Challenge - Can you output, word for word, the lines between the one holding "Emit a Python" and the one holding "plt.rcParams['font.family'] = ['Lato', 'DejaVu", inclusive, leaving out any pictures?

Record set -
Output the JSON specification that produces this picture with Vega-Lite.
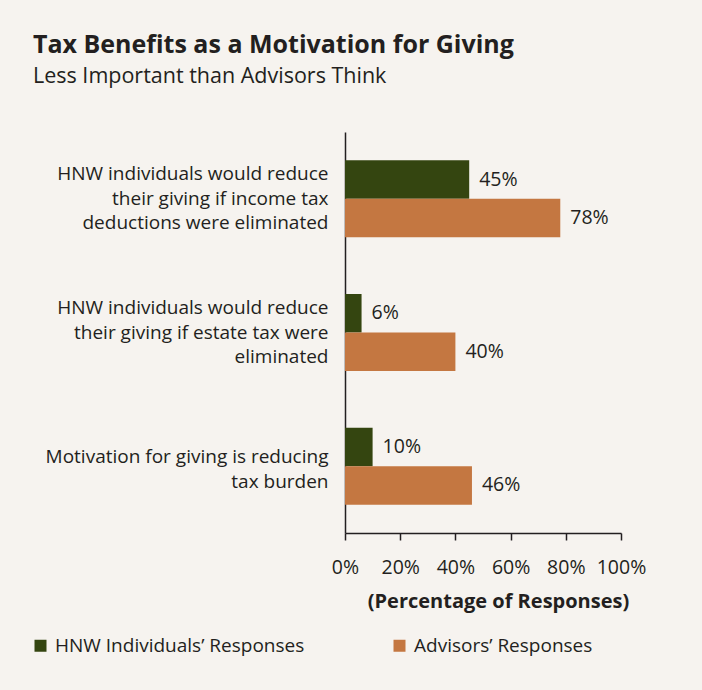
{
  "$schema": "https://vega.github.io/schema/vega-lite/v6.json",
  "width": 276,
  "height": 401,
  "autosize": {"type": "none"},
  "padding": {"left": 345, "top": 132, "right": 81, "bottom": 157},
  "background": "#f6f3ef",
  "config": {
    "font": "Open Sans",
    "view": {"stroke": null},
    "text": {"color": "#231f20"}
  },
  "title": {
    "text": "Tax Benefits as a Motivation for Giving",
    "subtitle": "Less Important than Advisors Think",
    "anchor": "start",
    "frame": "group",
    "dx": -312,
    "offset": 45,
    "fontSize": 25,
    "fontWeight": "bold",
    "color": "#231f20",
    "subtitleFontSize": 21.5,
    "subtitleColor": "#231f20",
    "subtitlePadding": 8
  },
  "data": {
    "values": [
      {"q": "HNW individuals would reduce|their giving if income tax|deductions were eliminated", "s": "HNW Individuals’ Responses", "v": 0.45},
      {"q": "HNW individuals would reduce|their giving if income tax|deductions were eliminated", "s": "Advisors’ Responses", "v": 0.78},
      {"q": "HNW individuals would reduce|their giving if estate tax were|eliminated", "s": "HNW Individuals’ Responses", "v": 0.06},
      {"q": "HNW individuals would reduce|their giving if estate tax were|eliminated", "s": "Advisors’ Responses", "v": 0.40},
      {"q": "Motivation for giving is reducing|tax burden", "s": "HNW Individuals’ Responses", "v": 0.10},
      {"q": "Motivation for giving is reducing|tax burden", "s": "Advisors’ Responses", "v": 0.46}
    ]
  },
  "encoding": {
    "y": {
      "field": "q",
      "type": "nominal",
      "sort": null,
      "scale": {"paddingInner": 0.424, "paddingOuter": 0.212},
      "axis": {
        "title": null,
        "domain": true,
        "domainColor": "#231f20",
        "domainWidth": 1.5,
        "ticks": false,
        "labelFontSize": 19,
        "labelColor": "#231f20",
        "labelPadding": 17,
        "labelLineHeight": 24.5,
        "labelLimit": 0,
        "labelOffset": {"condition": {"test": "indexof(datum.value, 'Motivation') === 0", "value": -9}, "value": -24.5},
        "labelExpr": "split(datum.value, '|')"
      }
    },
    "yOffset": {
      "field": "s",
      "type": "nominal",
      "sort": ["HNW Individuals’ Responses", "Advisors’ Responses"],
      "scale": {"paddingInner": 0, "paddingOuter": 0}
    },
    "x": {
      "field": "v",
      "type": "quantitative",
      "scale": {"domain": [0, 1]},
      "axis": {
        "values": [0, 0.2, 0.4, 0.6, 0.8, 1],
        "format": ".0%",
        "grid": false,
        "domainColor": "#231f20",
        "domainWidth": 1.5,
        "tickColor": "#231f20",
        "tickWidth": 1.5,
        "tickSize": 7,
        "labelFontSize": 19.5,
        "labelColor": "#231f20",
        "labelPadding": 18,
        "labelFlush": false,
        "title": "(Percentage of Responses)",
        "titleFontSize": 20,
        "titleFontWeight": "bold",
        "titleColor": "#231f20",
        "titlePadding": 15,
        "titleX": 153
      }
    }
  },
  "layer": [
    {
      "mark": {"type": "bar"},
      "encoding": {
        "color": {
          "field": "s",
          "type": "nominal",
          "scale": {
            "domain": ["HNW Individuals’ Responses", "Advisors’ Responses"],
            "range": ["#344510", "#c47741"]
          },
          "legend": {
            "title": null,
            "orient": "none",
            "direction": "horizontal",
            "legendX": -314,
            "legendY": 504,
            "symbolType": "square",
            "symbolSize": 144,
            "symbolStrokeWidth": 0,
            "symbolOpacity": 1,
            "labelFontSize": 19,
            "labelColor": "#231f20",
            "labelOffset": 5,
            "columnPadding": 85,
            "labelLimit": 0
          }
        }
      }
    },
    {
      "mark": {"type": "text", "align": "left", "baseline": "middle", "dx": 10, "fontSize": 19.5, "color": "#231f20"},
      "encoding": {
        "text": {"field": "v", "type": "quantitative", "format": ".0%"}
      }
    }
  ]
}
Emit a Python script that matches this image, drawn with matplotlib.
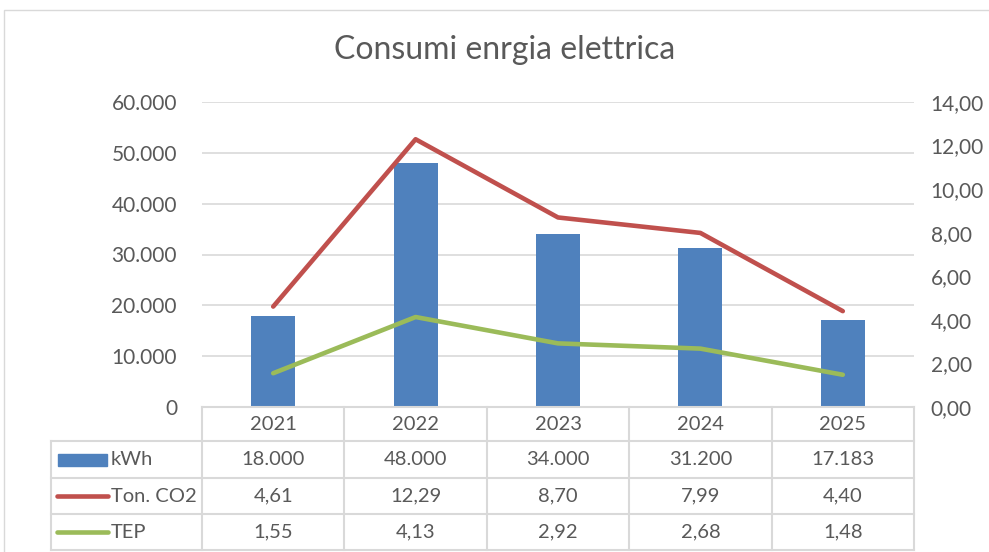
import matplotlib.pyplot as plt
from matplotlib.lines import Line2D
from matplotlib.patches import Rectangle

plt.rcParams['font.family'] = ['Lato', 'DejaVu Sans']

# --- dati ---
anni = ['2021', '2022', '2023', '2024', '2025']
kwh = [18000, 48000, 34000, 31200, 17183]
co2 = [4.61, 12.29, 8.70, 7.99, 4.40]
tep = [1.55, 4.13, 2.92, 2.68, 1.48]

BLU = '#4F81BD'
ROSSO = '#C0504D'
VERDE = '#9BBB59'
GRIGIO = '#D9D9D9'
TESTO = '#595959'

W, H = 989, 552


def fmt_migliaia(v):
    return f"{v:,.0f}".replace(',', '.')


def fmt_dec(v):
    return f"{v:.2f}".replace('.', ',')


fig = plt.figure(figsize=(W / 100, H / 100), dpi=100)

# bordo del grafico
fig.add_artist(Rectangle((4 / W, -0.1), 2, 1 - 10 / H + 0.1, transform=fig.transFigure,
                         fill=False, edgecolor=GRIGIO, linewidth=1))

x0, x1, y_top, y_bot = 202, 914, 102, 407
ax = fig.add_axes([x0 / W, 1 - y_bot / H, (x1 - x0) / W, (y_bot - y_top) / H])
ax2 = ax.twinx()

xs = list(range(len(anni)))
ax.bar(xs, kwh, width=0.31, color=BLU, zorder=2)
ax2.plot(xs, co2, color=ROSSO, linewidth=3.3, solid_capstyle='round')
ax2.plot(xs, tep, color=VERDE, linewidth=3.3, solid_capstyle='round')

ax.set_xlim(-0.5, len(anni) - 0.5)
ax.set_ylim(0, 60000)
ax2.set_ylim(0, 14)
ax.set_yticks(range(0, 60001, 10000))
ax2.set_yticks(range(0, 15, 2))
ax.set_yticklabels([fmt_migliaia(v) for v in range(0, 60001, 10000)])
ax2.set_yticklabels([fmt_dec(v) for v in range(0, 15, 2)])
ax.grid(axis='y', color=GRIGIO, linewidth=1.2, zorder=0)
ax.set_axisbelow(True)
ax.set_xticks([])
for a in (ax, ax2):
    for s in a.spines.values():
        s.set_visible(False)
    a.tick_params(axis='y', length=0, labelsize=15, labelcolor=TESTO)
ax.tick_params(axis='y', pad=18)
ax2.tick_params(axis='y', pad=12)

fig.text(505 / W, 1 - 50 / H, 'Consumi enrgia elettrica', ha='center', va='center',
         fontsize=23, color=TESTO)

# --- tabella dati ---
def fy(py):
    return 1 - py / H


def fx(px):
    return px / W


righe = [407, 441, 478, 514, 550]
col_l = 51
col_step = (x1 - x0) / len(anni)
colonne = [x0 + i * col_step for i in range(len(anni) + 1)]

kw = dict(transform=fig.transFigure, color=GRIGIO, linewidth=1.5)
fig.add_artist(Line2D([fx(x0), fx(x1)], [fy(righe[0])] * 2, **kw))
for r in righe[1:]:
    fig.add_artist(Line2D([fx(col_l), fx(x1)], [fy(r)] * 2, **kw))
fig.add_artist(Line2D([fx(col_l)] * 2, [fy(righe[1]), fy(righe[-1])], **kw))
for c in colonne:
    fig.add_artist(Line2D([fx(c)] * 2, [fy(righe[0]), fy(righe[-1])], **kw))

tk = dict(ha='center', va='center', fontsize=14.5, color=TESTO)
for i, anno in enumerate(anni):
    cx = fx(colonne[i] + col_step / 2)
    fig.text(cx, fy((righe[0] + righe[1]) / 2), anno, **tk)
    fig.text(cx, fy((righe[1] + righe[2]) / 2), fmt_migliaia(kwh[i]), **tk)
    fig.text(cx, fy((righe[2] + righe[3]) / 2), fmt_dec(co2[i]), **tk)
    fig.text(cx, fy((righe[3] + righe[4]) / 2), fmt_dec(tep[i]), **tk)

# legenda nella prima colonna
etichette = ['kWh', 'Ton. CO2', 'TEP']
for j, lab in enumerate(etichette):
    yc = (righe[j + 1] + righe[j + 2]) / 2
    if j == 0:
        fig.add_artist(Rectangle((fx(58), fy(yc + 6)), fx(107) - fx(58), (12) / H,
                                 transform=fig.transFigure, color=BLU))
    else:
        colore = ROSSO if j == 1 else VERDE
        fig.add_artist(Line2D([fx(57), fx(108)], [fy(yc)] * 2, transform=fig.transFigure,
                              color=colore, linewidth=3.3, solid_capstyle='round'))
    fig.text(fx(111), fy(yc), lab, ha='left', va='center', fontsize=14.5, color=TESTO)

fig.savefig('out.png', dpi=100)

Completed task -
Emit a Python script that matches this image, drawn with matplotlib.
import matplotlib.pyplot as plt
from matplotlib.lines import Line2D
from matplotlib.patches import Rectangle

plt.rcParams['font.family'] = ['Lato', 'DejaVu Sans']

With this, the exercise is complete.